In the Championship: the good news is that West Ham are doing well. The bad news is that Sam Allardyce is still manager. More good news: some West Ham fans hate him anyway on account of the boring football. More bad news: the London media isn't lining up hourly to slam those fans as deluded people with ideas above their station, which is somewhat inconsistent.
Southampton are second and after that nine teams are within six points of each other. Chris Hughton's Birmingham are closing on the leaders, whilst Leeds have changed manager again and are currently short of the playoffs. The third off bottom team is Doncaster-five points from safety. Forest and Coventry are even further back.
In the old Third Division, five decent football clubs and two stinking piles of effluent occupy the top seven places: namely the two Sheffield clubs, Huddersfield (Jordan Rhodes scoring at practically a goal a game), Carlisle, Milton Keynes and those pestilent toerags from Hertfordshire.
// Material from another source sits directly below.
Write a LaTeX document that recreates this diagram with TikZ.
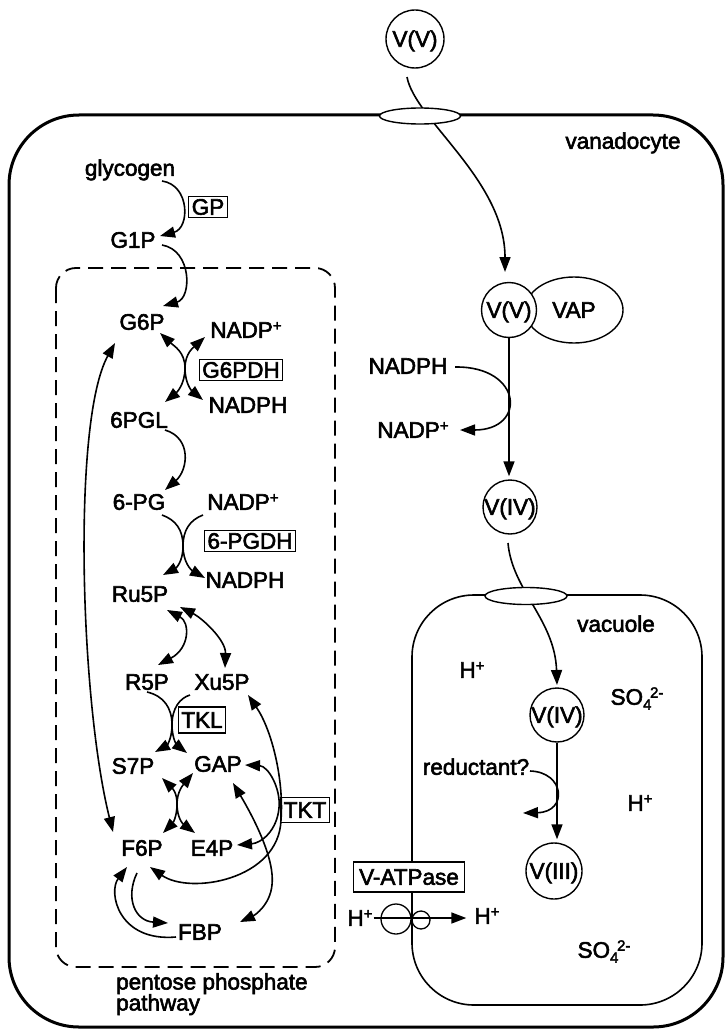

Charlton have a handy lead at the top and numerous teams might get relegated.
In the old Fourth Division, thirteen out of the twenty-four teams are within six points of a playoff spot. Five points seperate the top six, including... Shrewsbury! In between moments of drooling stupidity, Paolo Di Canio has Swindon in fifth.
AFC Wimbledon I'm pleased to report are twelve points clear of the relegation zone. That's currently occupied by Plymouth (financially crippled) and Northampton (a club who many moons ago played in the top flight, no less).
In the Conference, the presence of brown-nosing fool Dean Saunders as manager hasn't prevented Wrexham from being the only team keeping up with Fleetwood at the top. York and Gateshead are in the playoff mix up but Darlington were within hours of going out of business last month, barely saved by their small but devoted fanbase pouring their own money into the financial black hole that has all but destroyed the club.